This is one of the things that frustrates me about these LLM based coding tools, too much wrong headed certainty. I've been using these classes and their ancestors for going on 30 years now and I sure as hell don't know off the top of my head. Saying I don't know is tons better than hallucinating an incorrect answer.
@paul Programming is both an art and a science. LLM based tools are capable of neither. Considering the most important part of code is communicating intent to a human, that's three strikes against the bots.
@paul unfortunately, people are often the same damn way
@paul This is what kills me with these tools. When they’re correct, they can be quite helpful. But they’re incorrect with enough frequency that I find it hard to trust any but the most basic of answers/output from it.
@paul Have you tried Opus, preferably with extended thinking?
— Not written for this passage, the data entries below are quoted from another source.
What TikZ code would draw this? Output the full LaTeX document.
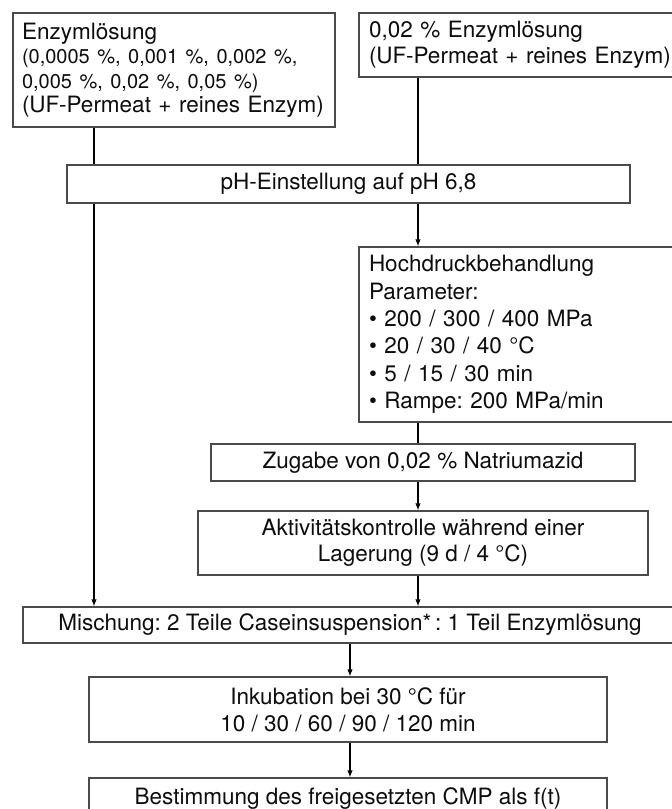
\documentclass[tikz,border=0pt]{standalone}
\usepackage{fontspec}
\setmainfont{TeX Gyre Heros}
\usetikzlibrary{arrows.meta}
\frenchspacing

\definecolor{ink}{HTML}{0D0D0D}
\definecolor{boxgray}{HTML}{4A4A4A}

\begin{document}
\begin{tikzpicture}[x=1pt,y=-1pt,
  box/.style={draw=boxgray, line width=1.1pt, fill=white, text=ink,
    inner xsep=0pt, inner ysep=0pt, align=center,
    font=\fontsize{22.5}{26}\selectfont},
  leftbox/.style={box, align=left, inner xsep=10pt},
  flow/.style={line width=1.6pt, draw=black},
  arr/.style={flow, -{Latex[length=7pt,width=5.5pt]}}
]
\useasboundingbox (0,0) rectangle (672,809);
\clip (0,0) rectangle (672,809);

% column positions of the connectors
\coordinate (cl) at (94,0);
\coordinate (cr) at (418,0);
\coordinate (cm) at (350,0);

% input solutions
\node[leftbox, inner xsep=9pt, text width=304pt, minimum height=114pt,
      font=\fontsize{22.5}{24.5}\selectfont] (b1) at (174,70)
  {Enzymlösung\\
   {\fontsize{20}{24}\selectfont (0,0005 \%, 0,001 \%, 0,002 \%,}\\
   {\fontsize{20}{24}\selectfont 0,005 \%, 0,02 \%, 0,05 \%)}\\
   (UF-Permeat + reines Enzym)};
\node[leftbox, text width=340pt, minimum height=64pt] (b2) at (539,45)
  {0,02 \% Enzymlösung\\(UF-Permeat + reines Enzym)};

% pH adjustment
\node[box, minimum width=563pt, minimum height=38pt] (ph) at (348.5,184)
  {pH-Einstellung auf pH 6,8};

% high-pressure branch
\node[leftbox, text width=340pt, minimum height=175pt,
      font=\fontsize{22.5}{27.4}\selectfont] (hp) at (539,334.5)
  {Hochdruckbehandlung\\
   Parameter:\\
   • 200 / 300 / 400 MPa\\
   • 20 / 30 / 40 °C\\
   • 5 / 15 / 30 min\\
   • Rampe: 200 MPa/min};
\node[box, minimum width=424pt, minimum height=37pt] (az) at (423,462.5)
  {Zugabe von 0,02 \% Natriumazid};
\node[box, minimum width=450pt, minimum height=64pt] (ak) at (423,543)
  {Aktivitätskontrolle während einer\\Lagerung (9 d / 4 °C)};

% mixing, incubation, analysis
\node[box, minimum width=654pt, minimum height=36pt] (mx) at (350,625)
  {Mischung: 2 Teile Caseinsuspension*\,: 1 Teil Enzymlösung};
\node[box, minimum width=518pt, minimum height=65pt,
      font=\fontsize{22.5}{27}\selectfont] (ik) at (348,709.5)
  {Inkubation bei 30 °C für\\10 / 30 / 60 / 90 / 120 min};
\node[box, minimum width=518pt, minimum height=41pt] (bs) at (348,798.5)
  {Bestimmung des freigesetzten CMP als f(t)};

% connectors
\draw[flow] (cl |- b1.south) -- (cl |- ph.north);
\draw[arr]  (cl |- ph.south) -- (cl |- mx.north);
\draw[flow] (cr |- b2.south) -- (cr |- ph.north);
\draw[arr]  (cr |- ph.south) -- (cr |- hp.north);
\draw[flow] (cr |- hp.south) -- (cr |- az.north);
\draw[arr]  (cr |- az.south) -- (cr |- ak.north);
\draw[arr]  (cr |- ak.south) -- (cr |- mx.north);
\draw[arr]  (cm |- mx.south) -- (cm |- ik.north);
\draw[arr]  (cm |- ik.south) -- (cm |- bs.north);
\end{tikzpicture}
\end{document}
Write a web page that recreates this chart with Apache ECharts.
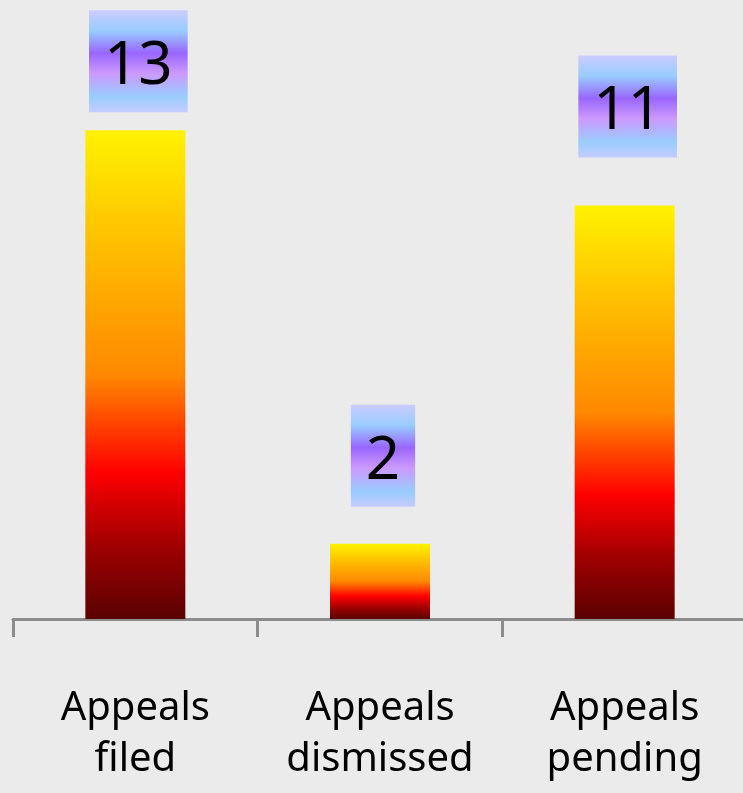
<!DOCTYPE html>
<html>
<head>
<meta charset="utf-8">
<script src="https://cdn.jsdelivr.net/npm/echarts@6/dist/echarts.min.js"></script>
<style>
html,body{margin:0;padding:0;background:#ebebeb;}
#c{width:743px;height:793px;}
</style>
</head>
<body>
<div id="c"></div>
<script>
var categories = ["Appeals\nfiled", "Appeals\ndismissed", "Appeals\npending"];
var values = [13, 2, 11];
var labelGaps = [18, 37, 48];

var chart = echarts.init(document.getElementById('c'), null, {renderer: 'canvas'});

var barGradient = new echarts.graphic.LinearGradient(0, 0, 0, 1, [
  {offset: 0, color: '#fff200'},
  {offset: 0.25, color: '#ffbb00'},
  {offset: 0.5, color: '#ff8800'},
  {offset: 0.7, color: '#ff0000'},
  {offset: 0.85, color: '#a00000'},
  {offset: 1, color: '#5a0202'}
]);
var labelGradient = new echarts.graphic.LinearGradient(0, 0, 0, 1, [
  {offset: 0, color: '#ccccff'},
  {offset: 0.2, color: '#99ccff'},
  {offset: 0.42, color: '#9966ff'},
  {offset: 0.62, color: '#cc99ff'},
  {offset: 0.85, color: '#99ccff'},
  {offset: 1, color: '#c6ccff'}
]);

var seriesData = values.map(function (v, i) {
  return {value: v, label: {distance: labelGaps[i]}};
});

chart.setOption({
  backgroundColor: '#ebebeb',
  animation: false,
  grid: {left: 13, right: -4, top: 55, bottom: 174, containLabel: false, outerBoundsMode: 'none'},
  xAxis: {
    type: 'category',
    data: categories,
    axisLine: {show: true, lineStyle: {color: '#8c8c8c', width: 3}},
    axisTick: {show: true, length: 18, lineStyle: {color: '#8c8c8c', width: 3}},
    axisLabel: {
      color: '#000', fontFamily: 'Noto Sans', fontSize: 40, lineHeight: 51,
      margin: 64, interval: 0
    }
  },
  yAxis: {
    type: 'value', min: 0, max: 15,
    show: false,
    splitLine: {show: false}
  },
  series: [{
    type: 'bar',
    data: seriesData,
    barWidth: 100,
    itemStyle: {color: barGradient},
    label: {
      show: true,
      position: 'top',
      offset: [3, 0],
      color: '#000',
      fontFamily: 'Noto Sans',
      fontSize: 60,
      lineHeight: 60,
      padding: [27, 15, 15, 15],
      backgroundColor: labelGradient
    }
  }]
});
</script>
</body>
</html>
It is much more likely to (a) do the verification by itself, and (b) refuse if it cannot verify it. Benchmarks have proven reasoning models are much better about avoiding hallucinations.
@EshuMarneedi Opus and Codex said the same thing, but I didn't turn on any special settings on either, I think both set to the equivalent of Medium.
@paul that’s the problem of training the model: it breeds out the concepts of uncertainty and not knowing. As a model, you might or might not get a cookie if you hallucinate, but you are guaranteed to not get anything if you refuse to answer.
@paul Sorry for the but this is what Perplexity gave back to me.
@Kgault they all seem to get this one wrong, which I guess is fair because its a bit confusing.
@paul Yeah I’ve had to reword what I was asking few times to get a correct result on some work I’ve done in recent past using AI.

@paul Well - I’m a human and developer (but in other languages) and I don’t even get the question 😅
But I’m not a LLM so I can clearly say: „what is the question? What is the problem you like to solve?“

My experience so far with those LLMs: write more Prosa. Explain your task, describe the problem and what you have tried. Ask for a (better) solution or let it „analyze“ it etc. Rather short (trick) questions are not what LLMs very good in.

@nSonic it wasn't a trick question, it was a question based on what I was working on. The docs on the API are confusing on what should happen. I asked the AI assuming it'd write a couple of lines of code to see what happens, which is exactly what I'd do without AI.

@paul I was recently given info on and links to "the code in a GitHub repo" for an Ansible module.

It didn't exist. The link 404'd and the git history never contained the entry described.

When questioned, it told me my Internet connection must be to blame.